* **What is asked**:
Everything from the line with "Convert this chart" through the line with "import * as", inclusive, should be repeated exactly, except the pictures.

## start Material provided

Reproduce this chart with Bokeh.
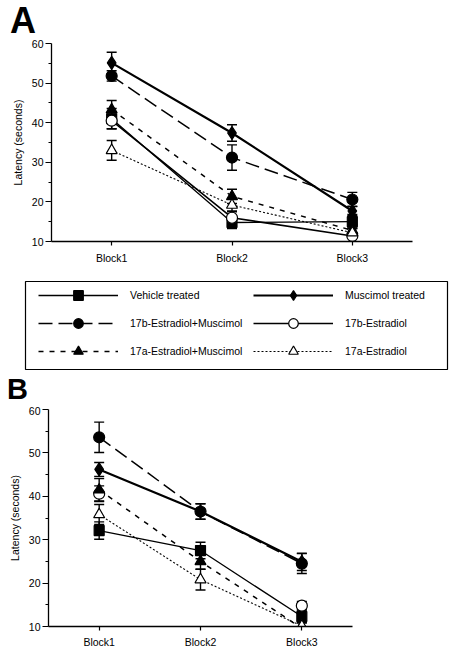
import numpy as np
from bokeh.plotting import figure
from bokeh.models import (FactorRange, Range1d, Whisker, TeeHead, ColumnDataSource,
                          Legend, LegendItem, FixedTicker, Div)
from bokeh.layouts import column
from bokeh.embed import file_html
from bokeh.resources import INLINE

blocks = ["Block1", "Block2", "Block3"]
names = ["Vehicle treated", "Muscimol treated", "17b-Estradiol+Muscimol",
         "17b-Estradiol", "17a-Estradiol+Muscimol", "17a-Estradiol"]

# Panel A: mean latency and SEM per block
a_vehicle = [41.0, 14.8, 15.0]
a_vehicle_err = [2.6, 1.5, 1.8]
a_muscimol = [55.1, 37.4, 17.7]
a_muscimol_err = [2.7, 2.1, 1.2]
a_17b_musc = [51.8, 31.2, 20.6]
a_17b_musc_err = [1.3, 3.2, 1.8]
a_17b = [40.5, 16.0, 11.4]
a_17b_err = [2.0, 1.5, 2.0]
a_17a_musc = [43.3, 21.4, 12.8]
a_17a_musc_err = [2.3, 1.8, 1.5]
a_17a = [33.0, 19.2, 12.2]
a_17a_err = [2.5, 1.5, 1.2]

# Panel B
b_vehicle = [32.1, 27.5, 12.3]
b_vehicle_err = [2.0, 1.9, 1.5]
b_muscimol = [46.2, 36.5, 24.9]
b_muscimol_err = [1.6, 1.8, 2.0]
b_17b_musc = [53.6, 36.5, 24.5]
b_17b_musc_err = [3.5, 1.8, 2.3]
b_17b = [40.6, np.nan, 14.8]
b_17b_err = [1.8, np.nan, 1.0]
b_17a_musc = [41.5, 25.0, 9.6]
b_17a_musc_err = [2.6, 1.8, 1.3]
b_17a = [35.8, 20.8, 10.1]
b_17a_err = [2.3, 2.4, 1.0]

y_ticks = [10, 20, 30, 40, 50, 60]
y_minor = [15, 25, 35, 45, 55]

FONT = "Liberation Sans"
styles = [
    dict(marker="square", fill="black", dash="solid", lw=1.3, size=10),
    dict(marker="diamond", fill="black", dash="solid", lw=2.2, size=13),
    dict(marker="circle", fill="black", dash="14 6", lw=1.5, size=11),
    dict(marker="circle", fill="white", dash="solid", lw=1.6, size=11),
    dict(marker="triangle", fill="black", dash="5 6", lw=1.5, size=11),
    dict(marker="triangle", fill="white", dash="2 2", lw=1.1, size=11),
]


def panel_letter(letter, height, font_px, pad_left):
    return Div(text=letter, width=450, height=height, margin=0,
               styles={"font-family": FONT, "font-size": f"{font_px}px",
                       "font-weight": "bold", "line-height": "normal",
                       "color": "black", "padding-left": f"{pad_left}px",
                       "box-sizing": "border-box"})


def make_panel(means, errs, height, ml, mr, mt, mb, xstand):
    p = figure(x_range=FactorRange(*blocks), y_range=Range1d(10, 60),
               width=450, height=height, output_backend="svg", toolbar_location=None,
               min_border_left=ml, min_border_right=mr, min_border_top=mt,
               min_border_bottom=mb, frame_align=False)
    p.outline_line_color = None
    p.xgrid.visible = False
    p.ygrid.visible = False
    p.yaxis.ticker = FixedTicker(ticks=y_ticks, minor_ticks=y_minor)
    p.yaxis.axis_label = "Latency (seconds)"
    for ax in (p.xaxis[0], p.yaxis[0]):
        ax.axis_line_width = 1.3
        ax.axis_line_color = "black"
        ax.major_tick_line_color = "black"
        ax.major_tick_line_width = 1.2
        ax.major_tick_in = 0
        ax.major_label_text_font = FONT
        ax.major_label_text_font_size = "10.5px"
        ax.major_label_text_color = "black"
        ax.axis_label_text_font = FONT
        ax.axis_label_text_font_size = "10.5px"
        ax.axis_label_text_font_style = "normal"
        ax.axis_label_text_color = "black"
    p.yaxis.major_tick_out = 6
    p.yaxis.minor_tick_out = 3
    p.yaxis.minor_tick_in = 0
    p.yaxis.minor_tick_line_color = "black"
    p.yaxis.major_label_standoff = 2
    p.yaxis.axis_label_standoff = 5
    p.xaxis.major_tick_out = 4
    p.xaxis.major_label_standoff = xstand

    for m, e, st in zip(means, errs, styles):
        y = np.array(m, dtype=float)
        err = np.array(e, dtype=float)
        ok = ~np.isnan(y)
        p.line(x=blocks, y=y, line_color="black", line_width=st["lw"], line_dash=st["dash"])
        src = ColumnDataSource(dict(x=[b for b, k in zip(blocks, ok) if k],
                                    y=y[ok], upper=(y + err)[ok], lower=(y - err)[ok]))
        w = Whisker(source=src, base="x", upper="upper", lower="lower", dimension="height",
                    line_color="black", line_width=1.4,
                    upper_head=TeeHead(size=10, line_width=1.4, line_color="black"),
                    lower_head=TeeHead(size=10, line_width=1.4, line_color="black"))
        p.add_layout(w)
        p.scatter(x="x", y="y", source=src, marker=st["marker"], size=st["size"],
                  fill_color=st["fill"], line_color="black", line_width=1.2)
    return p


div_a = panel_letter("A", 36, 36, 10)
pa = make_panel([a_vehicle, a_muscimol, a_17b_musc, a_17b, a_17a_musc, a_17a],
                [a_vehicle_err, a_muscimol_err, a_17b_musc_err, a_17b_err, a_17a_musc_err, a_17a_err],
                234, 51, 38, 7, 29, 6)

# Legend panel (boxed frame holding the legend)
pl = figure(width=450, height=103, x_range=Range1d(0, 1), y_range=Range1d(0, 1),
            x_axis_type=None, y_axis_type=None, output_backend="svg", toolbar_location=None,
            min_border_left=25, min_border_right=3, min_border_top=11, min_border_bottom=4,
            frame_align=False)
pl.outline_line_color = "black"
pl.outline_line_width = 1.2
items = []
for name, st in zip(names, styles):
    rl = pl.line(x=[0.5], y=[0.5], line_color="black", line_width=st["lw"],
                 line_dash=st["dash"], visible=False)
    rm = pl.scatter(x=[0.5], y=[0.5], marker=st["marker"], size=st["size"],
                    fill_color=st["fill"], line_color="black", line_width=1.2, visible=False)
    items.append(LegendItem(label=name, renderers=[rl, rm]))
leg = Legend(items=items, location=(13, 6), orientation="horizontal", ncols=2,
             glyph_width=80, glyph_height=24, spacing=4, label_standoff=12,
             label_width=119, padding=0, margin=0, border_line_color=None,
             background_fill_alpha=0, label_text_font=FONT,
             label_text_font_size="10.5px", label_text_color="black")
pl.add_layout(leg)

div_b = panel_letter("B", 33, 29, 7)
pb = make_panel([b_vehicle, b_muscimol, b_17b_musc, b_17b, b_17a_musc, b_17a],
                [b_vehicle_err, b_muscimol_err, b_17b_musc_err, b_17b_err, b_17a_musc_err, b_17a_err],
                247, 48, 98, 3, 27, 5)

layout = column(div_a, pa, pl, div_b, pb, spacing=0)
open("out.html", "w").write(file_html(layout, INLINE))
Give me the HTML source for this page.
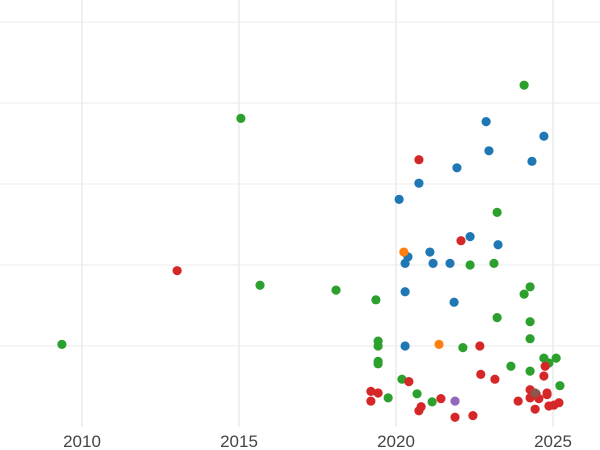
<!DOCTYPE html>
<html><head><meta charset="utf-8"><style>
html,body{margin:0;padding:0;background:#fff}
svg{display:block;font-family:"Liberation Sans",sans-serif}
</style></head><body>
<svg id="chart" width="600" height="450" viewBox="0 0 600 450">
<g id="grid"></g>
<g id="points"></g>
<g id="xticks"></g>
</svg>
<script>
const xTicks=[2010,2015,2020,2025];
const yTicks=[1,2,3,4,5];
const greenX=[2009.36,2015.06,2015.67,2018.09,2019.36,2019.43,2019.43,2019.43,2019.43,2019.75,2020.19,2020.67,2021.15,2022.13,2022.36,2023.12,2023.22,2023.22,2023.66,2024.08,2024.08,2024.27,2024.27,2024.27,2024.27,2024.71,2024.87,2025.10,2025.22];
const greenY=[1.02,3.81,1.75,1.69,1.57,1.06,1.00,0.81,0.78,0.36,0.59,0.41,0.31,0.98,2.0,2.02,2.65,1.35,0.75,4.22,1.64,1.73,1.30,1.09,0.69,0.85,0.79,0.85,0.51];
const blueX=[2022.87,2024.71,2022.96,2024.33,2021.94,2020.73,2020.10,2022.36,2023.25,2021.08,2020.38,2020.29,2021.18,2021.72,2020.29,2021.85,2020.29];
const blueY=[3.77,3.59,3.41,3.28,3.20,3.01,2.81,2.35,2.25,2.16,2.10,2.02,2.02,2.02,1.67,1.54,1.00];
const orangeX=[2020.25,2021.37];
const orangeY=[2.16,1.02];
const redX=[2013.03,2020.73,2022.07,2022.67,2022.70,2023.15,2019.20,2019.43,2019.20,2020.41,2020.80,2020.73,2021.43,2021.88,2022.45,2023.89,2024.27,2024.27,2024.46,2024.55,2024.43,2024.71,2024.75,2024.81,2024.81,2024.87,2025.03,2025.19];
const redY=[1.93,3.30,2.30,1.00,0.65,0.59,0.44,0.42,0.32,0.56,0.25,0.20,0.35,0.12,0.14,0.32,0.46,0.36,0.41,0.35,0.22,0.63,0.75,0.42,0.40,0.26,0.27,0.30];
const purpleX=[2021.88];
const purpleY=[0.32];
const brownX=[2024.43];
const brownY=[0.42];

const NS="http://www.w3.org/2000/svg";
function sx(v){return 82+(v-2010)*31.4;}
function sy(v){return 427-v*81;}
const grid=document.getElementById('grid');
yTicks.forEach(t=>{
  const l=document.createElementNS(NS,'line');
  
  
  l.setAttribute('x1',0);l.setAttribute('x2',600);
  l.setAttribute('y1',sy(t));l.setAttribute('y2',sy(t));
  l.setAttribute('stroke','#ebebeb');l.setAttribute('stroke-width',1);
  grid.appendChild(l);
});
const xg=document.getElementById('xticks');
xTicks.forEach(t=>{
  const l=document.createElementNS(NS,'line');
  
  
  l.setAttribute('x1',sx(t));l.setAttribute('x2',sx(t));
  l.setAttribute('y1',0);l.setAttribute('y2',427);
  l.setAttribute('stroke','#ebebeb');l.setAttribute('stroke-width',1.5);
  grid.appendChild(l);
  const tx=document.createElementNS(NS,'text');
  
  
  tx.setAttribute('x',sx(t));tx.setAttribute('y',447);
  tx.setAttribute('text-anchor','middle');tx.setAttribute('font-size','17');
  tx.setAttribute('fill','#444');
  tx.textContent=t;
  xg.appendChild(tx);
});
const pts=document.getElementById('points');
function series(xs,ys,color,name){
  xs.forEach((x,i)=>{
    const c=document.createElementNS(NS,'circle');
    
    
    c.setAttribute('cx',sx(x));c.setAttribute('cy',sy(ys[i]));
    c.setAttribute('r',4.6);c.setAttribute('fill',color);
    pts.appendChild(c);
  });
}
series(greenX,greenY,'#2ca02c','point-green');
series(blueX,blueY,'#1f77b4','point-blue');
series(orangeX,orangeY,'#ff7f0e','point-orange');
series(redX,redY,'#d62728','point-red');
series(purpleX,purpleY,'#9467bd','point-purple');
series(brownX,brownY,'#8c564b','point-brown');
</script>
</body></html>
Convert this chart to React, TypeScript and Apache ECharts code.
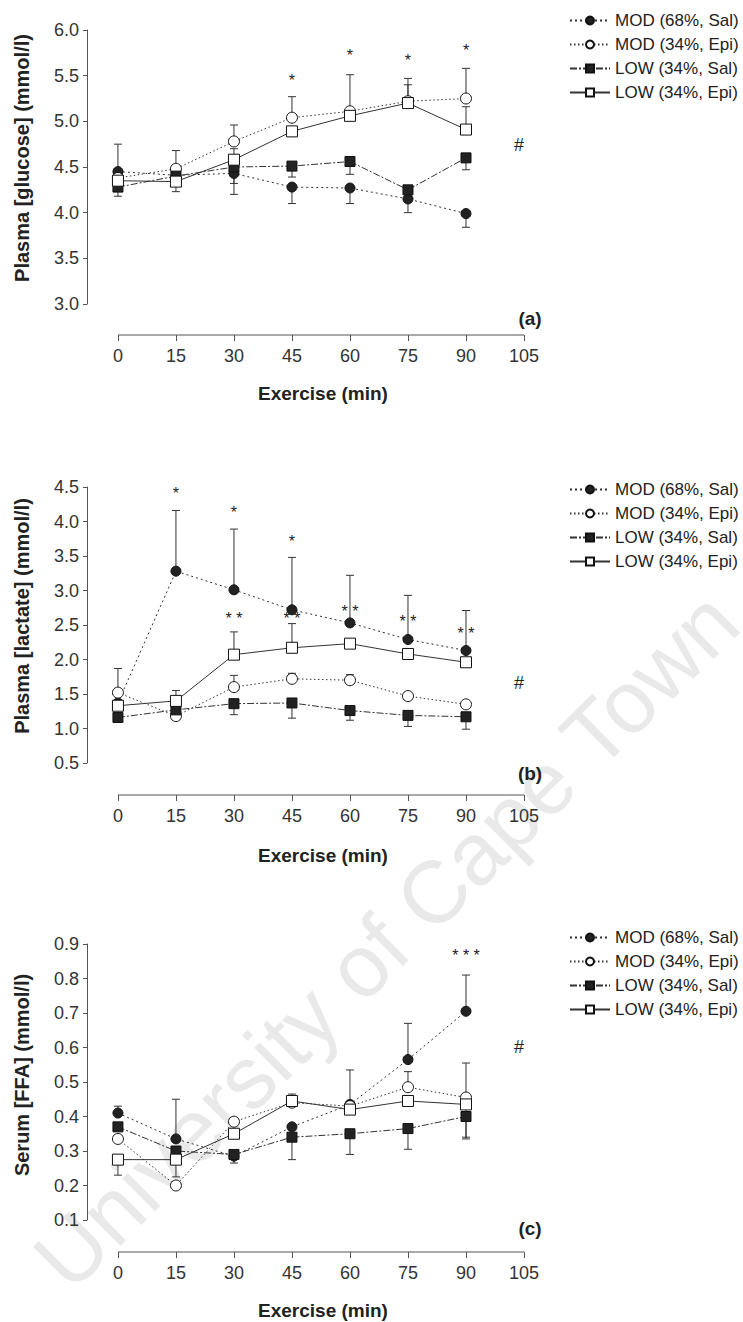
import React, { useEffect, useRef } from "react";
import * as echarts from "echarts";

// Sampling times (min) and group names
const minutes = [0, 15, 30, 45, 60, 75, 90];
const minuteTicks = [0, 15, 30, 45, 60, 75, 90, 105];
const groupNames = ["MOD (68%, Sal)", "MOD (34%, Epi)", "LOW (34%, Sal)", "LOW (34%, Epi)"];

// (a) Plasma glucose, mmol/l — means and signed SEM (+ drawn up, - drawn down)
const glucoseModSal = [4.45, 4.41, 4.43, 4.28, 4.27, 4.15, 3.99];
const glucoseModEpi = [4.38, 4.48, 4.78, 5.04, 5.11, 5.22, 5.25];
const glucoseLowSal = [4.28, 4.40, 4.50, 4.51, 4.56, 4.25, 4.60];
const glucoseLowEpi = [4.35, 4.34, 4.58, 4.89, 5.06, 5.20, 4.91];
const glucoseModSalErr = [0.30, 0, -0.23, -0.18, -0.17, -0.15, -0.15];
const glucoseModEpiErr = [0, 0.20, 0.18, 0.23, 0.40, 0.25, 0.33];
const glucoseLowSalErr = [-0.10, -0.17, -0.18, -0.12, -0.14, 0, -0.13];
const glucoseLowEpiErr = [0, 0, 0.12, 0, 0, 0.20, 0.25];
const glucoseStarMinutes = [45, 60, 75, 90];
const glucoseStarLevels = [5.45, 5.72, 5.67, 5.78];
const glucoseStarLabels = ["*", "*", "*", "*"];

// (b) Plasma lactate, mmol/l
const lactateModSal = [1.37, 3.28, 3.01, 2.72, 2.53, 2.29, 2.13];
const lactateModEpi = [1.52, 1.18, 1.60, 1.72, 1.70, 1.47, 1.35];
const lactateLowSal = [1.16, 1.27, 1.36, 1.37, 1.26, 1.19, 1.17];
const lactateLowEpi = [1.33, 1.40, 2.07, 2.17, 2.23, 2.08, 1.96];
const lactateModSalErr = [0, 0.88, 0.88, 0.76, 0.69, 0.64, 0.58];
const lactateModEpiErr = [0.35, 0, 0.17, 0.08, 0.08, 0, 0];
const lactateLowSalErr = [0, -0.10, -0.16, -0.22, -0.14, -0.16, -0.18];
const lactateLowEpiErr = [0, 0.15, 0.33, 0.35, 0, 0, 0];
const lactateStarMinutes = [15, 30, 45, 30, 45, 60, 75, 90];
const lactateStarLevels = [4.41, 4.13, 3.71, 2.6, 2.6, 2.69, 2.55, 2.38];
const lactateStarLabels = ["*", "*", "*", "* *", "* *", "* *", "* *", "* *"];

// (c) Serum free fatty acids, mmol/l
const ffaModSal = [0.41, 0.335, 0.285, 0.37, 0.435, 0.565, 0.705];
const ffaModEpi = [0.335, 0.20, 0.385, 0.44, 0.43, 0.485, 0.455];
const ffaLowSal = [0.37, 0.30, 0.29, 0.34, 0.35, 0.365, 0.40];
const ffaLowEpi = [0.275, 0.275, 0.35, 0.445, 0.42, 0.445, 0.435];
const ffaModSalErr = [0.02, 0.115, 0, 0, 0.10, 0.105, 0.105];
const ffaModEpiErr = [0, 0, 0, 0.025, 0, 0.045, 0.10];
const ffaLowSalErr = [0, 0, -0.025, -0.065, -0.06, -0.06, -0.065];
const ffaLowEpiErr = [-0.045, -0.05, 0, 0, 0, 0, -0.095];
const ffaStarMinutes = [90];
const ffaStarLevels = [0.866];
const ffaStarLabels = ["* * *"];

const FONT = "'Liberation Sans', Arial, Helvetica, sans-serif";
const INK = "#222";
const AXIS = "#555";

// The y axis stands a little to the left of minute 0, so the time scale
// starts slightly below zero; the time axis line itself runs 0–105.
const GRID_LEFT = 87;
const GRID_WIDTH = 437;
const X_MIN = -8;
const X_MAX = 105;

const panels = [
  {
    top: 30, height: 274, min: 3, max: 6, interval: 0.5, xOffset: 31,
    title: "Plasma [glucose] (mmol/l)", titleY: 158, xTitleY: 393, tag: "(a)", tagY: 318, hashY: 145, legendTop: 7,
    values: [glucoseModSal, glucoseModEpi, glucoseLowSal, glucoseLowEpi],
    errors: [glucoseModSalErr, glucoseModEpiErr, glucoseLowSalErr, glucoseLowEpiErr],
    starMinutes: glucoseStarMinutes, starLevels: glucoseStarLevels, starLabels: glucoseStarLabels,
  },
  {
    top: 487, height: 276, min: 0.5, max: 4.5, interval: 0.5, xOffset: 32,
    title: "Plasma [lactate] (mmol/l)", titleY: 616, xTitleY: 855, tag: "(b)", tagY: 773, hashY: 683, legendTop: 476,
    values: [lactateModSal, lactateModEpi, lactateLowSal, lactateLowEpi],
    errors: [lactateModSalErr, lactateModEpiErr, lactateLowSalErr, lactateLowEpiErr],
    starMinutes: lactateStarMinutes, starLevels: lactateStarLevels, starLabels: lactateStarLabels,
  },
  {
    top: 944, height: 276, min: 0.1, max: 0.9, interval: 0.1, xOffset: 32,
    title: "Serum [FFA] (mmol/l)", titleY: 1075, xTitleY: 1310, tag: "(c)", tagY: 1228, hashY: 1047, legendTop: 924,
    values: [ffaModSal, ffaModEpi, ffaLowSal, ffaLowEpi],
    errors: [ffaModSalErr, ffaModEpiErr, ffaLowSalErr, ffaLowEpiErr],
    starMinutes: ffaStarMinutes, starLevels: ffaStarLevels, starLabels: ffaStarLabels,
  },
];

// Marker and line look of each group
const groupStyles = [
  { symbol: "circle", size: 10, fill: "#222", dash: [2, 3] as number[] | string },
  { symbol: "circle", size: 11, fill: "#fff", dash: [1.5, 2.5] as number[] | string },
  { symbol: "rect", size: 10, fill: "#222", dash: [7, 2, 2, 2] as number[] | string },
  { symbol: "rect", size: 11, fill: "#fff", dash: "solid" as number[] | string },
];

function buildOption() {
  const grid = panels.map((p) => ({
    left: GRID_LEFT, width: GRID_WIDTH, top: p.top, height: p.height, containLabel: false,
  }));

  const xAxis = panels.map((p, i) => ({
    type: "value", gridIndex: i, position: "bottom", min: X_MIN, max: X_MAX, offset: p.xOffset,
    axisLine: { show: false },
    axisTick: { show: true, inside: false, length: 6, lineStyle: { color: AXIS }, customValues: minuteTicks },
    axisLabel: { color: "#333", fontSize: 18, fontFamily: FONT, margin: 12, customValues: minuteTicks },
    splitLine: { show: false },
  }));

  const yAxis = panels.map((p, i) => ({
    type: "value", gridIndex: i, position: "left", min: p.min, max: p.max, interval: p.interval,
    axisLine: { show: true, onZero: false, lineStyle: { color: AXIS, width: 1 } },
    axisTick: { show: true, inside: false, length: 4, lineStyle: { color: AXIS } },
    axisLabel: {
      color: "#333", fontSize: 18, fontFamily: FONT, margin: 8,
      formatter: (v: number) => v.toFixed(1),
    },
    splitLine: { show: false },
  }));

  const series: any[] = [];
  panels.forEach((p, i) => {
    // time axis line, from minute 0 to 105, dropped below the plot
    series.push({
      type: "custom",
      name: "time axis " + i,
      xAxisIndex: i, yAxisIndex: i, z: 1, silent: true, clip: false,
      itemStyle: { color: AXIS },
      encode: { x: [0, 1], y: 2 },
      data: [[0, X_MAX, p.min]],
      renderItem: (params: any, api: any) => {
        const a = api.coord([api.value(0), api.value(2)]);
        const b = api.coord([api.value(1), api.value(2)]);
        const y = a[1] + p.xOffset;
        return {
          type: "line",
          shape: { x1: a[0], y1: y, x2: b[0], y2: y },
          style: { stroke: AXIS, lineWidth: 1 },
        };
      },
    });
    p.values.forEach((vals, k) => {
      const st = groupStyles[k];
      const errs = p.errors[k];
      series.push({
        type: "custom",
        name: groupNames[k] + " SEM",
        xAxisIndex: i, yAxisIndex: i, z: 2, silent: true,
        itemStyle: { color: "#333" },
        encode: { x: 0, y: 1 },
        data: minutes.map((m, j) => [m, vals[j], errs[j]]),
        renderItem: (params: any, api: any) => {
          const x = api.value(0);
          const y = api.value(1);
          const e = api.value(2);
          if (!e) return null;
          const a = api.coord([x, y]);
          const b = api.coord([x, y + e]);
          return {
            type: "group",
            children: [
              { type: "line", shape: { x1: a[0], y1: a[1], x2: b[0], y2: b[1] }, style: { stroke: "#333", lineWidth: 1 } },
              { type: "line", shape: { x1: b[0] - 4, y1: b[1], x2: b[0] + 4, y2: b[1] }, style: { stroke: "#333", lineWidth: 1 } },
            ],
          };
        },
      });
      series.push({
        type: "line",
        name: groupNames[k],
        xAxisIndex: i, yAxisIndex: i, z: 3,
        data: minutes.map((m, j) => [m, vals[j]]),
        symbol: st.symbol, symbolSize: st.size, showAllSymbol: true,
        itemStyle: { color: st.fill, borderColor: "#111", borderWidth: 1 },
        lineStyle: { color: "#333", width: 1, type: st.dash },
        emphasis: { disabled: true },
      });
    });
    series.push({
      type: "custom",
      name: "significance " + i,
      xAxisIndex: i, yAxisIndex: i, z: 4, silent: true,
      itemStyle: { color: INK },
      encode: { x: 0, y: 1 },
      data: p.starMinutes.map((m, j) => [m, p.starLevels[j]]),
      renderItem: (params: any, api: any) => {
        const c = api.coord([api.value(0), api.value(1)]);
        return {
          type: "text", x: c[0], y: c[1],
          style: {
            text: p.starLabels[params.dataIndex], fill: INK, fontSize: 16, fontFamily: FONT,
            align: "center", verticalAlign: "middle",
          },
        };
      },
    });
  });

  const legend = panels.map((p) => ({
    data: groupNames, orient: "vertical", left: 564, top: p.legendTop,
    itemWidth: 40, itemHeight: 10, itemGap: 7, selectedMode: false,
    textStyle: { fontSize: 17, color: INK, fontFamily: FONT },
  }));

  const graphic: any[] = [
    {
      type: "text", x: 386, y: 940, rotation: 0.78, z: -10, silent: true,
      style: {
        text: "University of Cape Town", fill: "#e9e9e9", fontSize: 88, fontFamily: FONT,
        align: "center", verticalAlign: "middle",
      },
    },
  ];
  panels.forEach((p) => {
    graphic.push({
      type: "text", x: 22, y: p.titleY, rotation: Math.PI / 2,
      style: { text: p.title, fill: INK, fontSize: 20, fontWeight: "bold", fontFamily: FONT, align: "center", verticalAlign: "middle" },
    });
    graphic.push({
      type: "text", x: 323, y: p.xTitleY,
      style: { text: "Exercise (min)", fill: INK, fontSize: 19, fontWeight: "bold", fontFamily: FONT, align: "center", verticalAlign: "middle" },
    });
    graphic.push({
      type: "text", x: 530, y: p.tagY,
      style: { text: p.tag, fill: INK, fontSize: 19, fontWeight: "bold", fontFamily: FONT, align: "center", verticalAlign: "middle" },
    });
    graphic.push({
      type: "text", x: 519, y: p.hashY,
      style: { text: "#", fill: INK, fontSize: 18, fontFamily: FONT, align: "center", verticalAlign: "middle" },
    });
  });

  return {
    animation: false,
    backgroundColor: "#fff",
    grid, xAxis, yAxis, series, legend, graphic,
  };
}

export default function App() {
  const ref = useRef<HTMLDivElement>(null);
  useEffect(() => {
    if (!ref.current) return;
    const chart = echarts.init(ref.current, undefined, { renderer: "svg" });
    chart.setOption(buildOption() as any);
    return () => chart.dispose();
  }, []);
  return (
    <div
      ref={ref}
      style={{ position: "absolute", left: 0, top: 0, width: 743, height: 1322, background: "#fff" }}
    />
  );
}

## end Material provided

* **Exercise result**:
Convert this chart to React, TypeScript and Apache ECharts code.
import React, { useEffect, useRef } from "react";
import * as echarts from "echarts";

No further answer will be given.